I’ve previously written that the fact that one has the right to object doesn’t mean you should object. My general policy is that I object when (a) there is a violation of a pretrial motion in limine since  if it was important  enough to move on  in advance  of trial it  is important to object to a violation of the order  (b) to evidence which is inadmissible and prejudicial enough that it would be difficult to deal with it simply by opening the subject on re-examination with the witness (c) it involves personal attacks on the witness for which intervention is called for  to protect the witness from abuse- Note that in some cases it is better not to intervene for abuse of a likable witness where juror anger against  the other  lawyer  exists for doing it (d)  it involves issues which require a record to be made by objecting and (e) there are other compelling reasons for objecting.  Like a strike zone in baseball, you need to develop a skill of knowing when an objection should be made and lean towards  avoiding objections during trial.

More important than the question of whether one should object,  is the issue of how one should object A trial is a battle of depression and not logic. We create impressions by our conduct, our body language, voice and general demeanor. Anger and outrage rarely work to our advantage. Calm professional words demonstrate self-confidence and authority. When we object correctly we are perceived as simply doing our job as a lawyer. We can however create the  impression that we are trying to hide something by overreacting. If we are going to object let us do so in a way that is not offensive to the judge or jury and which communicates our professional skill.

I have a friend in Nashville Tennessee, Randall L Kennard who is a gifted plaintiff’s trial lawyer and a member with me in the Inner Circle of Advocates, a national plaintiff’s trial organization. We agree about many things regarding plaintiff’s trial work. Recently he communicated with me regarding his view about objections during depositions. The subject of deposition objections and representing clients and witnesses at a deposition involves somewhat different considerations than that of trial objections. But, since our practice has become one where discovery represents the greatest portion of our work compared to trial,the subject is important.

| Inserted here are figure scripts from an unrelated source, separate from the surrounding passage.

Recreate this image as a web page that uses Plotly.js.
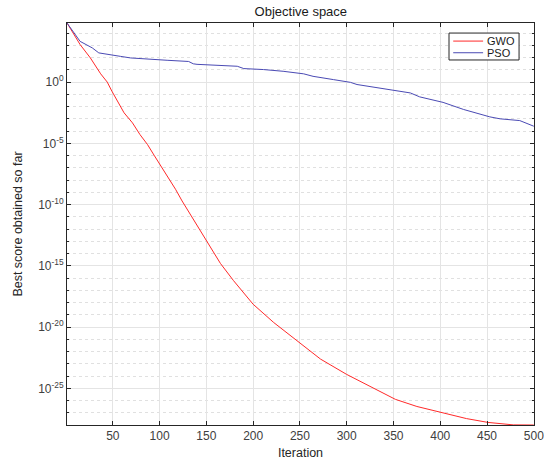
<!DOCTYPE html>
<html>
<head>
<meta charset="utf-8">
<script src="https://cdn.plot.ly/plotly-3.0.1.min.js"></script>
<style>
  html, body { margin: 0; padding: 0; background: #ffffff; }
  #chart { width: 544px; height: 460px; }
</style>
</head>
<body>
<div id="chart"></div>
<script>
// Data
var gwoIter = [1, 15, 26, 37, 44, 49, 62, 71, 79, 87, 94, 108, 117, 124, 140, 151, 165, 179, 200, 222, 250, 272, 300, 325, 352, 375, 401, 428, 451, 478, 500];
var gwoScore = [6.6e4, 1.15e3, 93, 4.7, 1.0, 0.18, 3.1e-3, 4.7e-4, 5.2e-5, 8.1e-6, 1.1e-6, 2.5e-8, 1.8e-9, 2.0e-10, 2.0e-12, 7.9e-14, 1.6e-15, 6.3e-17, 7.4e-19, 2.4e-20, 5.0e-22, 2.5e-23, 1.4e-24, 1.4e-25, 1.3e-26, 3.4e-27, 1.1e-27, 3.5e-28, 1.7e-28, 1.07e-28, 1.05e-28];

var psoIter = [1, 10, 15, 28, 35, 58, 69, 108, 131, 136, 140, 183, 190, 211, 232, 254, 264, 286, 304, 311, 350, 368, 378, 403, 425, 453, 464, 485, 500];
var psoScore = [6.6e4, 7.4e3, 2.1e3, 617, 240, 126, 93, 60, 48, 31, 28, 19.5, 12.6, 10.5, 7.6, 4.7, 2.95, 1.58, 0.95, 0.63, 0.21, 0.13, 0.062, 0.022, 5.8e-3, 1.45e-3, 1.0e-3, 7.2e-4, 2.5e-4];

var seriesNames = ["GWO", "PSO"];
var seriesColors = ["#ff2a2a", "#4a4ab4"];
var xTickVals = [50, 100, 150, 200, 250, 300, 350, 400, 450, 500];
var yTickExps = [0, -5, -10, -15, -20, -25];
var yMinorExps = [4, 3, 2, 1, -1, -2, -3, -4, -6, -7, -8, -9, -11, -12, -13, -14, -16, -17, -18, -19, -21, -22, -23, -24, -26, -27];

var yTickVals = yTickExps.map(function (e) { return Math.pow(10, e); });
var yTickText = yTickExps.map(function (e) { return "10<sup>" + e + "</sup>"; });
var yMinorVals = yMinorExps.map(function (e) { return Math.pow(10, e); });

var FONT = "Liberation Sans, Arial, sans-serif";

var traces = [
  { x: gwoIter, y: gwoScore, name: seriesNames[0], type: "scatter", mode: "lines",
    line: { color: seriesColors[0], width: 1 }, showlegend: false, cliponaxis: false },
  { x: psoIter, y: psoScore, name: seriesNames[1], type: "scatter", mode: "lines",
    line: { color: seriesColors[1], width: 1 }, showlegend: false }
];

var axisCommon = {
  showline: true, linecolor: "#262626", linewidth: 1, mirror: "ticks",
  ticks: "inside", ticklen: 4, tickcolor: "#262626", tickwidth: 1,
  gridcolor: "#e4e4e4", gridwidth: 1, zeroline: false,
  ticklabeloverflow: "allow",
  tickfont: { family: FONT, size: 12, color: "#404040" }
};

// Legend (box, line samples, labels) in paper coordinates
var legBox = { x0: 0.818, x1: 0.968, y0: 0.908, y1: 0.975 };
var legRows = [0.955, 0.926];
var shapes = [
  { type: "rect", xref: "paper", yref: "paper", x0: legBox.x0, x1: legBox.x1, y0: legBox.y0, y1: legBox.y1,
    line: { color: "#262626", width: 1 }, fillcolor: "#ffffff", layer: "above" }
];
var annotations = [];
seriesNames.forEach(function (n, i) {
  shapes.push({ type: "line", xref: "paper", yref: "paper", x0: 0.827, x1: 0.891, y0: legRows[i], y1: legRows[i],
    line: { color: seriesColors[i], width: 1 }, layer: "above" });
  annotations.push({ xref: "paper", yref: "paper", x: 0.895, y: legRows[i], xanchor: "left", yanchor: "middle",
    text: n, showarrow: false, font: { family: FONT, size: 11, color: "#1a1a1a" } });
});

var layout = {
  width: 544, height: 460,
  margin: { l: 67, r: 10, t: 23, b: 35 },
  paper_bgcolor: "#ffffff", plot_bgcolor: "#ffffff",
  font: { family: FONT, size: 11, color: "#262626" },
  title: { text: "Objective space", x: 0.553, xanchor: "center", y: 0.976, yanchor: "middle",
           font: { family: FONT, size: 13, color: "#1a1a1a" } },
  xaxis: Object.assign({}, axisCommon, {
    range: [1, 500.2], tickvals: xTickVals, ticktext: xTickVals.map(String),
    title: { text: "Iteration", standoff: 6, font: { size: 12.5, color: "#262626" } }
  }),
  yaxis: Object.assign({}, axisCommon, {
    type: "log", range: [-27.98, 4.82],
    tickvals: yTickVals, ticktext: yTickText,
    minor: { tickvals: yMinorVals, showgrid: true, gridcolor: "#e0e0e0", griddash: "dot",
             ticks: "inside", ticklen: 2, tickcolor: "#262626" },
    title: { text: "Best score obtained so far", standoff: 12, font: { size: 12.5, color: "#262626" } }
  }),
  showlegend: false,
  shapes: shapes,
  annotations: annotations
};

Plotly.newPlot("chart", traces, layout, { displayModeBar: false, staticPlot: true });
</script>
</body>
</html>
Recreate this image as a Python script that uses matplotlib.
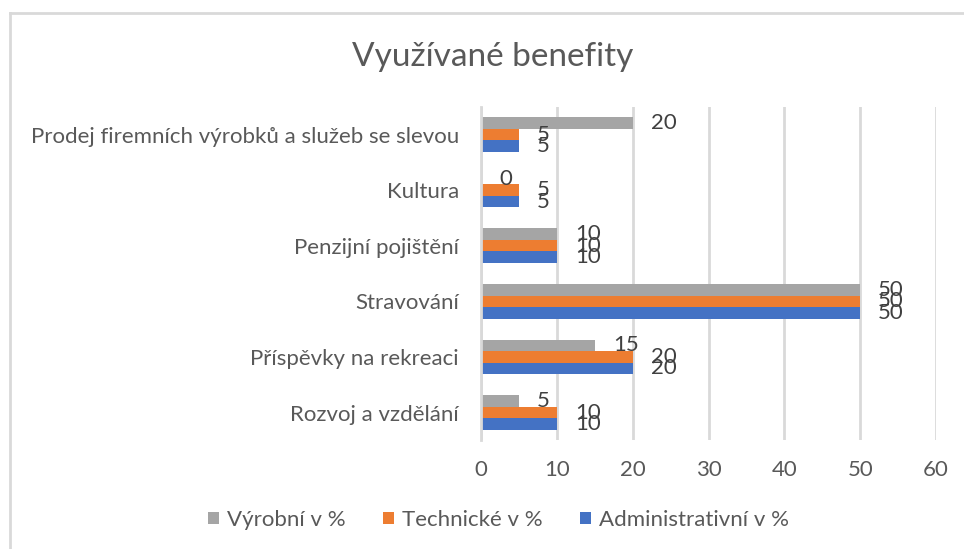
import matplotlib
matplotlib.use('Agg')
import matplotlib.pyplot as plt
import numpy as np

# kategorie odspodu nahoru (jako v Excelu)
kategorie = ['Rozvoj a vzdělání', 'Příspěvky na rekreaci', 'Stravování',
             'Penzijní pojištění', 'Kultura',
             'Prodej firemních výrobků a služeb se slevou']
administrativni = [10, 20, 50, 10, 5, 5]
technicke = [10, 20, 50, 10, 5, 5]
vyrobni = [5, 15, 50, 10, 0, 20]

serie = ['Administrativní v %', 'Technické v %', 'Výrobní v %']
barvy = ['#4472C4', '#ED7D31', '#A5A5A5']
x_ticks = [0, 10, 20, 30, 40, 50, 60]

plt.rcParams['font.family'] = ['Lato', 'DejaVu Sans']
text_color = '#595959'

fig = plt.figure(figsize=(9.64, 5.49), dpi=100)
ax = fig.add_axes([0.499, 0.198, 0.472, 0.6076])

y = np.arange(len(kategorie))
h = 0.207
hodnoty = [administrativni, technicke, vyrobni]
offsets = [-h, 0, h]

bars = []
for vals, off, c, name in zip(hodnoty, offsets, barvy, serie):
    b = ax.barh(y + off, vals, height=h, color=c, label=name, zorder=3)
    bars.append(b)
    for yi, v in zip(y, vals):
        ax.annotate(str(v), (v, yi + off), xytext=(13, 0), textcoords='offset points',
                    ha='left', va='center', fontsize=16, color='#404040', zorder=4)

ax.set_xlim(0, 60)
ax.set_ylim(-0.5, 5.5)
ax.set_xticks(x_ticks)
ax.set_yticks(y)
ax.set_yticklabels(kategorie)
ax.tick_params(axis='x', length=0, pad=14, labelsize=16, labelcolor=text_color)
ax.tick_params(axis='y', length=0, pad=16, labelsize=16, labelcolor=text_color)
ax.grid(axis='x', color='#D9D9D9', linewidth=2, zorder=0)
for s in ['top', 'right', 'bottom']:
    ax.spines[s].set_visible(False)
ax.spines['left'].set_color('#D9D9D9')
ax.spines['left'].set_linewidth(2)
ax.spines['left'].set_zorder(3.5)

fig.text(0.511, 0.896, 'Využívané benefity', ha='center', va='center',
         fontsize=24, color=text_color)

handles = bars[::-1]
labels = serie[::-1]
fig.legend(handles, labels, loc='center', bbox_to_anchor=(0.517, 0.053), ncol=3,
           frameon=False, fontsize=16, labelcolor=text_color,
           handlelength=0.5, handleheight=0.5, handletextpad=0.35, columnspacing=1.7)

# okraj grafu (vidět jen levý a horní)
fig.add_artist(plt.Line2D([0.0105, 0.0105], [0, 0.977], color='#D9D9D9', linewidth=2,
                          transform=fig.transFigure))
fig.add_artist(plt.Line2D([0.0105, 1], [0.977, 0.977], color='#D9D9D9', linewidth=2,
                          transform=fig.transFigure))

plt.savefig('out.png', dpi=100)
plt.close()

Randy writes that defending a deposition is actually very strenuous. Here’s what he said to me:

“I used a box. It takes a lot of energy to give a beating. It takes a lot to take one as well. So, our job is very hard. It requires constant vigilance and watching the defense attorney during the deposition questioning. Pay attention to the facts of the case and what the witness has said. When the defense attorney attempts to use a compound question, with the first part being false and the second part true, you must object to form. We should not let the defense use such tactics.”

As Randy pointed out to me, “do not be hesitant to object to form if there is any doubt as to whether you should object to the question or not” during the deposition you are defending.

The subject of objection during discovery is actually an important and difficult area  of  practice.  Defending a deposition is only one  aspect. For example, when you get the rubber  stamp objections to every interrogatory, do you move to compel or do you submit additional, more specific questions about the objection until you have a clear abuse demonstrated before you move? My experience is that judges do not like discovery disputes  and especially those that require going over interrogatories. They really tend to be reluctant to do much about these issues. Instead of filing a motion, is there a 30(b)(6)  deponent you can depose and ask the objected to interrogatories about rather than move?

And, what do you do about the defense lawyer  who objects to virtually every question at the deposition and otherwise does whatever they can to obstruct your taking a deposition? You can’t get a discovery master  in every case. Judges don’t want to get  a phone call about two lawyers arguing about questions and don’t want to hear the dispute on motion either. How do you respond? Do you recess the deposition or continue to the end for a full record of abuse of discovery by the defendant’s lawyer?

The ABA created a video some years back of a staged deposition being taken by a young woman with an older male defending it. The lawyer defending it was condescending, abusive and obstructive  to the extreme. It was  a teaching video, but not far from the reality in a lot of depositions. While at some point it is only logical to recess the deposition and ask for relief from the court, it is more often the better tactic to remain calm, make your objections clearly and briefly and move on. The more the argument between counsel, the less clear it is who is at fault.

The lesson for me is that the right to object is a valuable tool. It should be used whenever it is important to do so to protect the record. It should be done when it is tactically important, but not every time you are entitled to do so. And, it should be done calmly, professionally and rationally.  My thanks to Randy.